== Excerpted records ==

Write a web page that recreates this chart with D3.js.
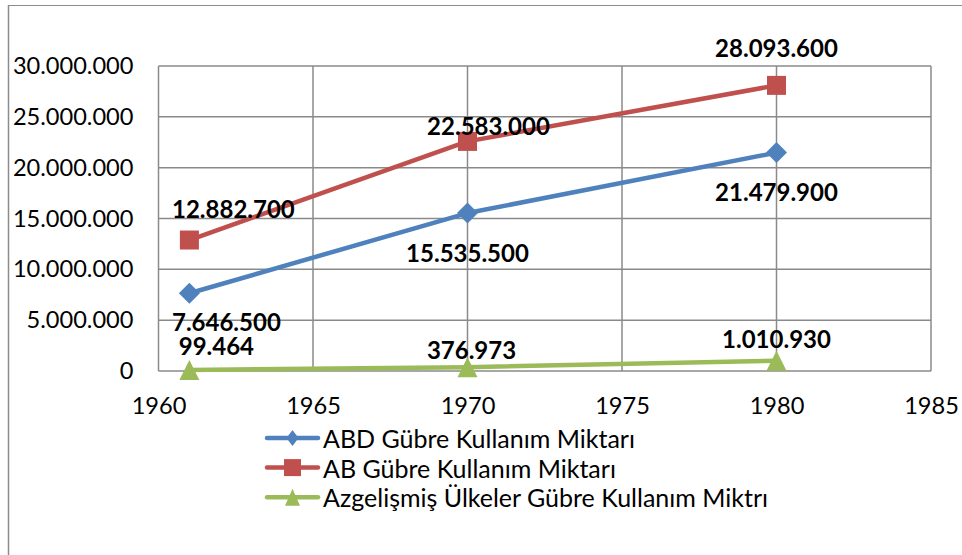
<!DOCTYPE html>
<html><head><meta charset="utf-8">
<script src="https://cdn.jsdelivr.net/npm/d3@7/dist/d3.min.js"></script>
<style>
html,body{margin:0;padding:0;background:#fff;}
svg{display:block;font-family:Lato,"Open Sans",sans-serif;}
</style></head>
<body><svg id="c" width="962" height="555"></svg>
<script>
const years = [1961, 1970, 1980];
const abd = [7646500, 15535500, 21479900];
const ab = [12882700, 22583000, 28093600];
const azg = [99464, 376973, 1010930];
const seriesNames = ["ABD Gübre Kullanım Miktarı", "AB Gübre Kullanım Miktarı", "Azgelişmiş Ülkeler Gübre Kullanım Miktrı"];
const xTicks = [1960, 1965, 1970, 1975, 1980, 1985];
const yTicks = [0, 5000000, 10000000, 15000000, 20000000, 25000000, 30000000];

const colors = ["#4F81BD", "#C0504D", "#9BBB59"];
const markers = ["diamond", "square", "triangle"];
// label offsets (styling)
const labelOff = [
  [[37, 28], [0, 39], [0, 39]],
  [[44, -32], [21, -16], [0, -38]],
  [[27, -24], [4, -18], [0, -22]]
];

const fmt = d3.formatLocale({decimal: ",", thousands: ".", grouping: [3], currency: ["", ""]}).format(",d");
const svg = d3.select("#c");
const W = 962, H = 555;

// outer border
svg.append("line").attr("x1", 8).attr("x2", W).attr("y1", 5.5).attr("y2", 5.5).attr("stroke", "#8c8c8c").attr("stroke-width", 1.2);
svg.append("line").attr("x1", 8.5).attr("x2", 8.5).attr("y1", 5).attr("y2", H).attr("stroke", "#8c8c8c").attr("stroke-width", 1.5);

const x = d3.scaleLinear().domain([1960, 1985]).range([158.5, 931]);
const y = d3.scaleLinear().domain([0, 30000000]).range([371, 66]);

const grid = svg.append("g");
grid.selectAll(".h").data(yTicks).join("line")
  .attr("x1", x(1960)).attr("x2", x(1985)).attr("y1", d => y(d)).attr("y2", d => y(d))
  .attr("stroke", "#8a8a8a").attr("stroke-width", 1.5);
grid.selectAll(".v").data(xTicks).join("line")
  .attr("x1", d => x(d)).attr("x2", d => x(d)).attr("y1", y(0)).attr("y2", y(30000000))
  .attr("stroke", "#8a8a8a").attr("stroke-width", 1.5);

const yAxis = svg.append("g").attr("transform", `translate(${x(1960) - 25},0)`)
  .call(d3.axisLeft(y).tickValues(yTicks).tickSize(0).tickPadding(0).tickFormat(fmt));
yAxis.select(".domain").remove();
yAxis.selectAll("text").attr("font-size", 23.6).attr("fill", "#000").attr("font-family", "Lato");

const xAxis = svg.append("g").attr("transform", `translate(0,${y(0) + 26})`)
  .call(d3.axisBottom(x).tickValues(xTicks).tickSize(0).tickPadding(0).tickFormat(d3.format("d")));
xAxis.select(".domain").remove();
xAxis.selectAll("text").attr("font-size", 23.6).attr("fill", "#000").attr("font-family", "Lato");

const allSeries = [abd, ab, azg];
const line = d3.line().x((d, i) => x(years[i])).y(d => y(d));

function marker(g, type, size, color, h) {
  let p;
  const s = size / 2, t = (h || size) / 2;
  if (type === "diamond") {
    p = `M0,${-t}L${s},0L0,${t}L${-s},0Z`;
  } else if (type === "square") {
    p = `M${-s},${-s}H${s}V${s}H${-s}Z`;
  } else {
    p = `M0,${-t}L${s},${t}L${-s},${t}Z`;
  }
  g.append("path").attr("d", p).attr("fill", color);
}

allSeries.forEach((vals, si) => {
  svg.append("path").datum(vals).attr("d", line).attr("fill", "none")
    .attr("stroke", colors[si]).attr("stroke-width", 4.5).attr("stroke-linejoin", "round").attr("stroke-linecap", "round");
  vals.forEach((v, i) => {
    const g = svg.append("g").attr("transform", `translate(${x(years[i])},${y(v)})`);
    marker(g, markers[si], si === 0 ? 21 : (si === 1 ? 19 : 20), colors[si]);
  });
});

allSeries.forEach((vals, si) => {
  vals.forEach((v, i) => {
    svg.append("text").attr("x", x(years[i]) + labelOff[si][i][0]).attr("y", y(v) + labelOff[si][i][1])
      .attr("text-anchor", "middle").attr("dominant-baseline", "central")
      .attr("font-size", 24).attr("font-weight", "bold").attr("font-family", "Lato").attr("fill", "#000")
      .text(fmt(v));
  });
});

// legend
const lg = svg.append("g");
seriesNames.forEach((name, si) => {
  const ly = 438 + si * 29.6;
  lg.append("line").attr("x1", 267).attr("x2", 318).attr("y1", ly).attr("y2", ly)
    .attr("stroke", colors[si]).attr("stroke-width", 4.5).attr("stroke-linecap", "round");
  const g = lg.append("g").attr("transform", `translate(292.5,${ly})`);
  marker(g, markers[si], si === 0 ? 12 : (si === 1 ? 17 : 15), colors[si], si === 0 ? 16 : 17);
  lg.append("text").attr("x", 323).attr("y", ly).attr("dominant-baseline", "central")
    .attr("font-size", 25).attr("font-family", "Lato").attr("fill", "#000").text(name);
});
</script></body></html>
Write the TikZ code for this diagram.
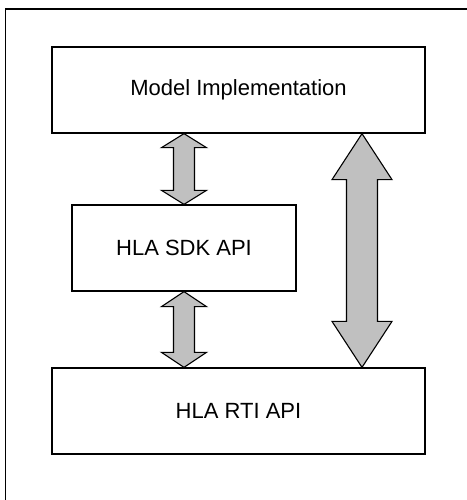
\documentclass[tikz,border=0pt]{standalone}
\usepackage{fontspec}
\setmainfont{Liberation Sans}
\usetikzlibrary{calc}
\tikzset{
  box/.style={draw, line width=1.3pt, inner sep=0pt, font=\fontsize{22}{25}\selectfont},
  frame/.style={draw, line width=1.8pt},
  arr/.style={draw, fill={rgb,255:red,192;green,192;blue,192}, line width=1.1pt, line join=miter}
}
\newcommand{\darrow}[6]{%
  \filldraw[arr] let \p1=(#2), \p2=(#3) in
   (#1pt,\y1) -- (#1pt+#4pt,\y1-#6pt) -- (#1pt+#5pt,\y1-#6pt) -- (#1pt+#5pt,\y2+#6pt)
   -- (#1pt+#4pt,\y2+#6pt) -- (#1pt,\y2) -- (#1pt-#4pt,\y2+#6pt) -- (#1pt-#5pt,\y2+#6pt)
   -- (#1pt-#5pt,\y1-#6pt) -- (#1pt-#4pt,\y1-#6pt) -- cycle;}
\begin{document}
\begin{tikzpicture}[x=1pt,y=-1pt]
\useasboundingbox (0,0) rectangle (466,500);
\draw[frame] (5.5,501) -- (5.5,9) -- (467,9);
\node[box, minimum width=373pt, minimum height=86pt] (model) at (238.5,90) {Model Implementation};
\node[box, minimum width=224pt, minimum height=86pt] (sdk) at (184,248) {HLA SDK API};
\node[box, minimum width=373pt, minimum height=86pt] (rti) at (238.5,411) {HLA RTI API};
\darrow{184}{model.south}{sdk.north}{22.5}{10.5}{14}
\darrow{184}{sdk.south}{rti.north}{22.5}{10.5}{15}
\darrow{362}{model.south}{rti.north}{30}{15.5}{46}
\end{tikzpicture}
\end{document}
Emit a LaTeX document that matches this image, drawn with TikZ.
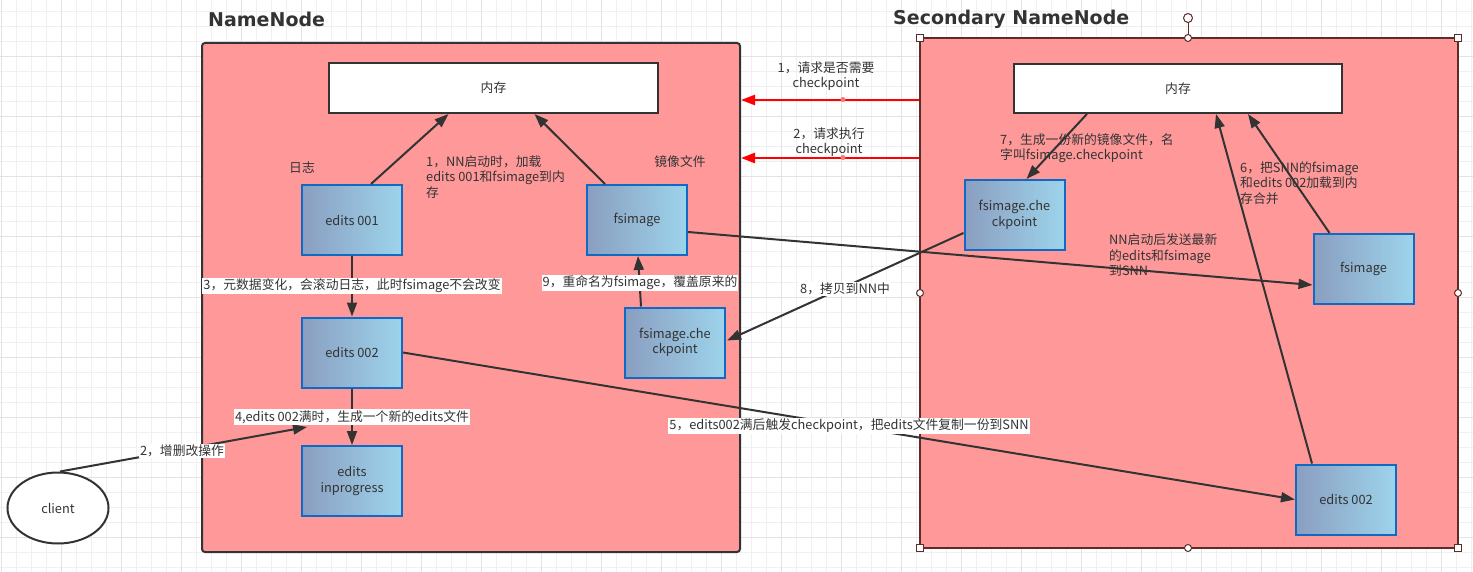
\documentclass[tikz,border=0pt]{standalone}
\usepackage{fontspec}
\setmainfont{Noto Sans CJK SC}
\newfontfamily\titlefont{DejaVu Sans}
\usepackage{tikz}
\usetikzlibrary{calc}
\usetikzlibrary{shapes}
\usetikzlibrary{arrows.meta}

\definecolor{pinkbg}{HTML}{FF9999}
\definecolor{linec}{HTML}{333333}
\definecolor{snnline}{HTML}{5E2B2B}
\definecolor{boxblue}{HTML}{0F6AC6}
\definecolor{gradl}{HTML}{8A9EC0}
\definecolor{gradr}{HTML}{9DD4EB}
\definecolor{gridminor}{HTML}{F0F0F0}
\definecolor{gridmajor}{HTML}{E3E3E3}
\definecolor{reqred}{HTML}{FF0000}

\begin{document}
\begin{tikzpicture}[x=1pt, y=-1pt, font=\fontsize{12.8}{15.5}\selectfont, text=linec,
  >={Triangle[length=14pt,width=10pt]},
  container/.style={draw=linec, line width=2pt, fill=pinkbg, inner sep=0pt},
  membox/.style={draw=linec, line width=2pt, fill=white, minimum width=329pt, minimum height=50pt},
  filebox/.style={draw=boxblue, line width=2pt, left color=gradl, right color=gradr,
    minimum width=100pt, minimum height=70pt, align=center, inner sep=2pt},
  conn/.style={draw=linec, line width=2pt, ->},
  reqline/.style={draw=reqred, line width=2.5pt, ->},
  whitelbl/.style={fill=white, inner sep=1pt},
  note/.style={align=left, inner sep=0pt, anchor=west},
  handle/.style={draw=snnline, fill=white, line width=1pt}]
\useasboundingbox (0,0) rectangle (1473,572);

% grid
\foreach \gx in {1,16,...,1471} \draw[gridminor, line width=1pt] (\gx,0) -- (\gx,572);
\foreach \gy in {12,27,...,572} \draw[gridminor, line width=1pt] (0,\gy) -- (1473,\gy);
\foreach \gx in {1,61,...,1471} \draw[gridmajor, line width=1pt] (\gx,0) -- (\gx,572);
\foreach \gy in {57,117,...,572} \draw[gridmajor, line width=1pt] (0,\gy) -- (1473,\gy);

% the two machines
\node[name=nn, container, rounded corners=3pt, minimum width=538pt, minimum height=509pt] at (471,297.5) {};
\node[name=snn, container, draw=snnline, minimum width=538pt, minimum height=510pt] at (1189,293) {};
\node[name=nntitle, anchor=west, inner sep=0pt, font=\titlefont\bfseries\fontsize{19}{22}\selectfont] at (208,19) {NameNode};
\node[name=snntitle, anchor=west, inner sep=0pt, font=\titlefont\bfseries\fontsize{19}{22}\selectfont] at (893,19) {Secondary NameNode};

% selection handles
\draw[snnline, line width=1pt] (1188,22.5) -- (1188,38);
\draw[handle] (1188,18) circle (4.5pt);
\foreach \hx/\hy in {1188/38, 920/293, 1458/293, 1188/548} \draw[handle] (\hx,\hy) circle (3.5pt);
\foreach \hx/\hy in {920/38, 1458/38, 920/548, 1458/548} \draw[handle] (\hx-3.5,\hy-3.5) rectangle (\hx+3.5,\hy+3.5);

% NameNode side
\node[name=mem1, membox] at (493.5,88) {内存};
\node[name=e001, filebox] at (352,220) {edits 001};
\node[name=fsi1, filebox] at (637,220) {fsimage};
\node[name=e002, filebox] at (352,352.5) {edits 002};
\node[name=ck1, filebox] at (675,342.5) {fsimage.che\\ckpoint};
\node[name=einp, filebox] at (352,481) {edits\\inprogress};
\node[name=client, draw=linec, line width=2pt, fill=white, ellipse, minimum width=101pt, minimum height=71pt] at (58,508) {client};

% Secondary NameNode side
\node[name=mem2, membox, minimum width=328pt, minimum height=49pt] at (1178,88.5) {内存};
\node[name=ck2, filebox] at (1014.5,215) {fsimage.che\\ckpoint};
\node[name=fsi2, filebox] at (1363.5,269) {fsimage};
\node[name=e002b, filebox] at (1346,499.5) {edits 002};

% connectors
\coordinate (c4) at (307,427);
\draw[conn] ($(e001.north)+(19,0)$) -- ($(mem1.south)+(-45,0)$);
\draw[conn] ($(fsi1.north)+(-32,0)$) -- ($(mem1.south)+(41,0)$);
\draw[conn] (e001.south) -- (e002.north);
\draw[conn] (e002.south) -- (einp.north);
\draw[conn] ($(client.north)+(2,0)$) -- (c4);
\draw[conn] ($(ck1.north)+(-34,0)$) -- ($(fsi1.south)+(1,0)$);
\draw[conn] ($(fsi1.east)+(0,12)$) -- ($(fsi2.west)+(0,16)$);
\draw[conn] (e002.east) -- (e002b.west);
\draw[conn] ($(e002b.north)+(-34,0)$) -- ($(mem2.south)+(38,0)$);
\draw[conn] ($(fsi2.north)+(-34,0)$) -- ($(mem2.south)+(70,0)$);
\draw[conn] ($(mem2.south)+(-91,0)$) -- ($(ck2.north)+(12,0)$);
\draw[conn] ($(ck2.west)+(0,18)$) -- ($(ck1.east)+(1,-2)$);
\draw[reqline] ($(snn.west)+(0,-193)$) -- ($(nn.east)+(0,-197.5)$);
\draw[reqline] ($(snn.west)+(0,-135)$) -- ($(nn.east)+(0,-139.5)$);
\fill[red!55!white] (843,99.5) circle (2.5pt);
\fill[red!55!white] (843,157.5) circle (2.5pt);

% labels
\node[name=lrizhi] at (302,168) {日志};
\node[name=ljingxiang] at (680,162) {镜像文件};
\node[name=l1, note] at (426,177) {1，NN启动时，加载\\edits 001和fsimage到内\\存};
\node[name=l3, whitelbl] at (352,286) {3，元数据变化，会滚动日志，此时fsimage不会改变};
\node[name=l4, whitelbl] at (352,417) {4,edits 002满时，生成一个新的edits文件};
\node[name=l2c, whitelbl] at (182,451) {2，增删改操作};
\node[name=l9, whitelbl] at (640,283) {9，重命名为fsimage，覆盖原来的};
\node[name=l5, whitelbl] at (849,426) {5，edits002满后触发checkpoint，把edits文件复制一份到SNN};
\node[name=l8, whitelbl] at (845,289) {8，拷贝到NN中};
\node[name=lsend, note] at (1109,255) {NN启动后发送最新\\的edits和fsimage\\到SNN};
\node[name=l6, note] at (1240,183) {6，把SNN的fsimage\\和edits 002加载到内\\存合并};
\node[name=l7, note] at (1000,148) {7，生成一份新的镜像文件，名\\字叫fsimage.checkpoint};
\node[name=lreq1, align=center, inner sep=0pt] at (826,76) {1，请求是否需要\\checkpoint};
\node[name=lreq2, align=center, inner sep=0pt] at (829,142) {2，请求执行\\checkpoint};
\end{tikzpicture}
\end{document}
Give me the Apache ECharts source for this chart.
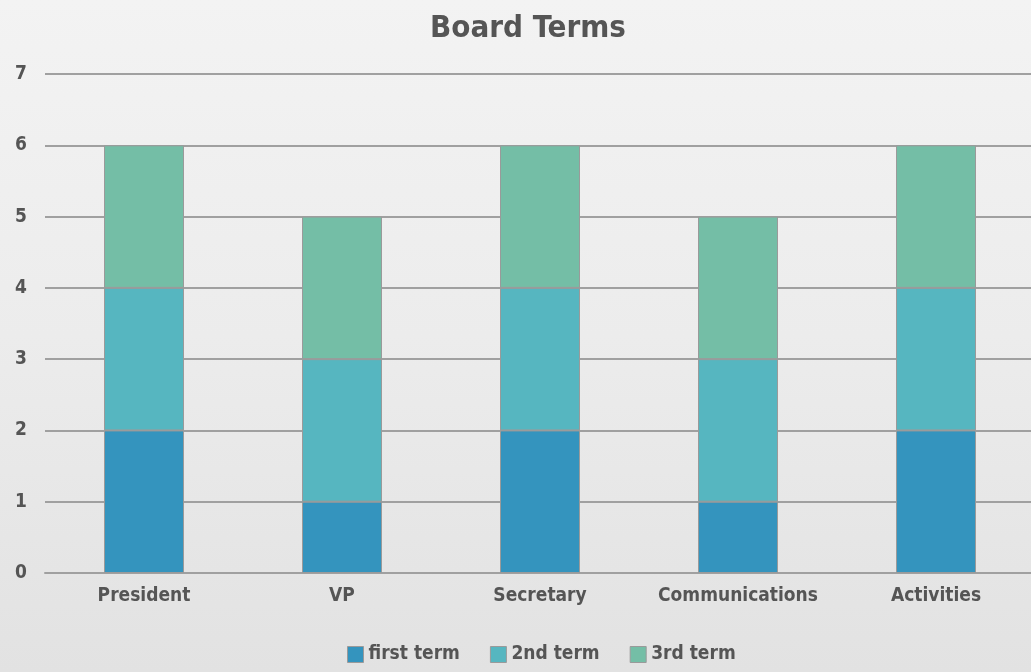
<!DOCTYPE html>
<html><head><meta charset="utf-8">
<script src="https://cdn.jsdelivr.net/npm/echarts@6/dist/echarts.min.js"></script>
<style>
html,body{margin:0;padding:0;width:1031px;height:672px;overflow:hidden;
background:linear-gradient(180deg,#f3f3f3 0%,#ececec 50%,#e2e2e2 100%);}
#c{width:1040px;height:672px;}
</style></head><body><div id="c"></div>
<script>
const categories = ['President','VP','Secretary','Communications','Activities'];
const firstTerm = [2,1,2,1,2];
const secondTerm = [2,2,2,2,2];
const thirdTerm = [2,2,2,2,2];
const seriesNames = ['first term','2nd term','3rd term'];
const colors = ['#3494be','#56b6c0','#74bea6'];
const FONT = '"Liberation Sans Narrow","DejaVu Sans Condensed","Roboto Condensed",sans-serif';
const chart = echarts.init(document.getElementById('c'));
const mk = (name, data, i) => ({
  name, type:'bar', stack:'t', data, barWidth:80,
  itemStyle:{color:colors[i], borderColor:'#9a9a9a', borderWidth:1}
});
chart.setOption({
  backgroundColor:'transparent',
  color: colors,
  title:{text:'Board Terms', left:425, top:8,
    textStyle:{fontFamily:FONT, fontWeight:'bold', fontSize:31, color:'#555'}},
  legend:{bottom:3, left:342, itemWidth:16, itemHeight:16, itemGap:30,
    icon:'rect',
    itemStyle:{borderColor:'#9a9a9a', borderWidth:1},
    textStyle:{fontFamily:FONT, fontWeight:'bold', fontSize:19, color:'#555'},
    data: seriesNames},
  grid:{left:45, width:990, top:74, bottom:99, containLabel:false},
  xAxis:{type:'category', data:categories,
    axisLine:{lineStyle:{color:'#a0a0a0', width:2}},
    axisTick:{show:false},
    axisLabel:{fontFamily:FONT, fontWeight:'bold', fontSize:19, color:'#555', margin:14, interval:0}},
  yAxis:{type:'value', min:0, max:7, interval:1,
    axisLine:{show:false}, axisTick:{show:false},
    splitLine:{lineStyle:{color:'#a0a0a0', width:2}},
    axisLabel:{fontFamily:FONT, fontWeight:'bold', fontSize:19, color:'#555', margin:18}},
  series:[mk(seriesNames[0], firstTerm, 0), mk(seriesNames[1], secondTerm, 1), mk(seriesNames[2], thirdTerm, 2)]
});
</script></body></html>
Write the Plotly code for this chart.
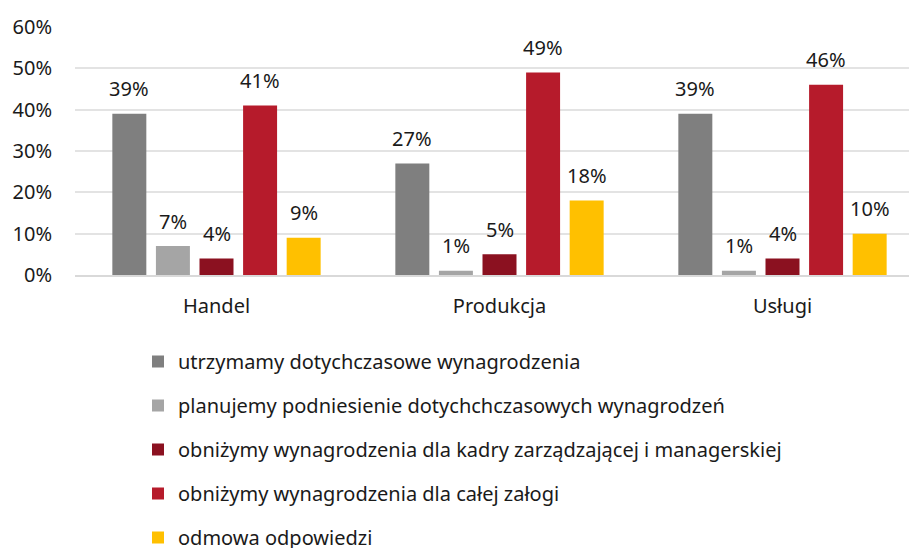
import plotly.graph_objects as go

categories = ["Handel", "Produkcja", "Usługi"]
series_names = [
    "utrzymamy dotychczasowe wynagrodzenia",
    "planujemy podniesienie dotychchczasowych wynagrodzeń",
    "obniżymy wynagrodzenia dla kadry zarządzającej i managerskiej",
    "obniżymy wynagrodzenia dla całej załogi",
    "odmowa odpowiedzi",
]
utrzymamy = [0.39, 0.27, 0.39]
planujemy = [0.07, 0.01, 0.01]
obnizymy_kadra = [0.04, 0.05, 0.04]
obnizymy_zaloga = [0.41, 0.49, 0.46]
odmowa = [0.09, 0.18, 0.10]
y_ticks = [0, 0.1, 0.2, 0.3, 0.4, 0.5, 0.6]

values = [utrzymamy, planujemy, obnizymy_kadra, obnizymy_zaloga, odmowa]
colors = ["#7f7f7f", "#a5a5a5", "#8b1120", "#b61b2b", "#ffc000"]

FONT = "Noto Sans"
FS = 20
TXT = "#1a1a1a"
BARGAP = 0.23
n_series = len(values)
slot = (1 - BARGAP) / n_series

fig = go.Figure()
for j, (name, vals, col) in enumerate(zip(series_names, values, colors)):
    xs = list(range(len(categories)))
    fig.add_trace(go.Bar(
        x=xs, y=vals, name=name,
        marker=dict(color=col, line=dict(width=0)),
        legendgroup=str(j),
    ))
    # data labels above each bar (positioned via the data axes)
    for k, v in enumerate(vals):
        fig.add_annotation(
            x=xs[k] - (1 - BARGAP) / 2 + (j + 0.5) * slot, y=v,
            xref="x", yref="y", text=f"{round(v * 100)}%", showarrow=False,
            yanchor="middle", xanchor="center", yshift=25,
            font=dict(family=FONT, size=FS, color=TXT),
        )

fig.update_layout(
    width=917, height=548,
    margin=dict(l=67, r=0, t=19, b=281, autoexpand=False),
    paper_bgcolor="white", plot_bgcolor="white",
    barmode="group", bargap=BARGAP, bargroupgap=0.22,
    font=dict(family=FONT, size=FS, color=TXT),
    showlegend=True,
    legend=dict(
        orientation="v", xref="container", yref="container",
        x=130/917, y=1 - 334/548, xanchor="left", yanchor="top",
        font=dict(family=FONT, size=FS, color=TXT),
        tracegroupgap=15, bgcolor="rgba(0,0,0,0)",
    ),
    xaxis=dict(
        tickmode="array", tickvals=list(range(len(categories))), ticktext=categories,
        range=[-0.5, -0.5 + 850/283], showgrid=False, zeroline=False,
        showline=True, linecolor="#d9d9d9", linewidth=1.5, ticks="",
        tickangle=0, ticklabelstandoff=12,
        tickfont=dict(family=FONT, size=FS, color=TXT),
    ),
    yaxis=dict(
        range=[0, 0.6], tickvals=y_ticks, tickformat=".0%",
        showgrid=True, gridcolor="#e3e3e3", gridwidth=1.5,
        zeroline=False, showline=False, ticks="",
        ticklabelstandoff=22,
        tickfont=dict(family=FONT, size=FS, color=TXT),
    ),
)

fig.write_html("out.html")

===

What the task requires: Restate word for word the lines that begin at the one with "Write the Plotly code for this chart." and end at the one with "import plotly.graph_objects as go", including both, and leave every picture aside.

Written solution:
Write the Plotly code for this chart.
import plotly.graph_objects as go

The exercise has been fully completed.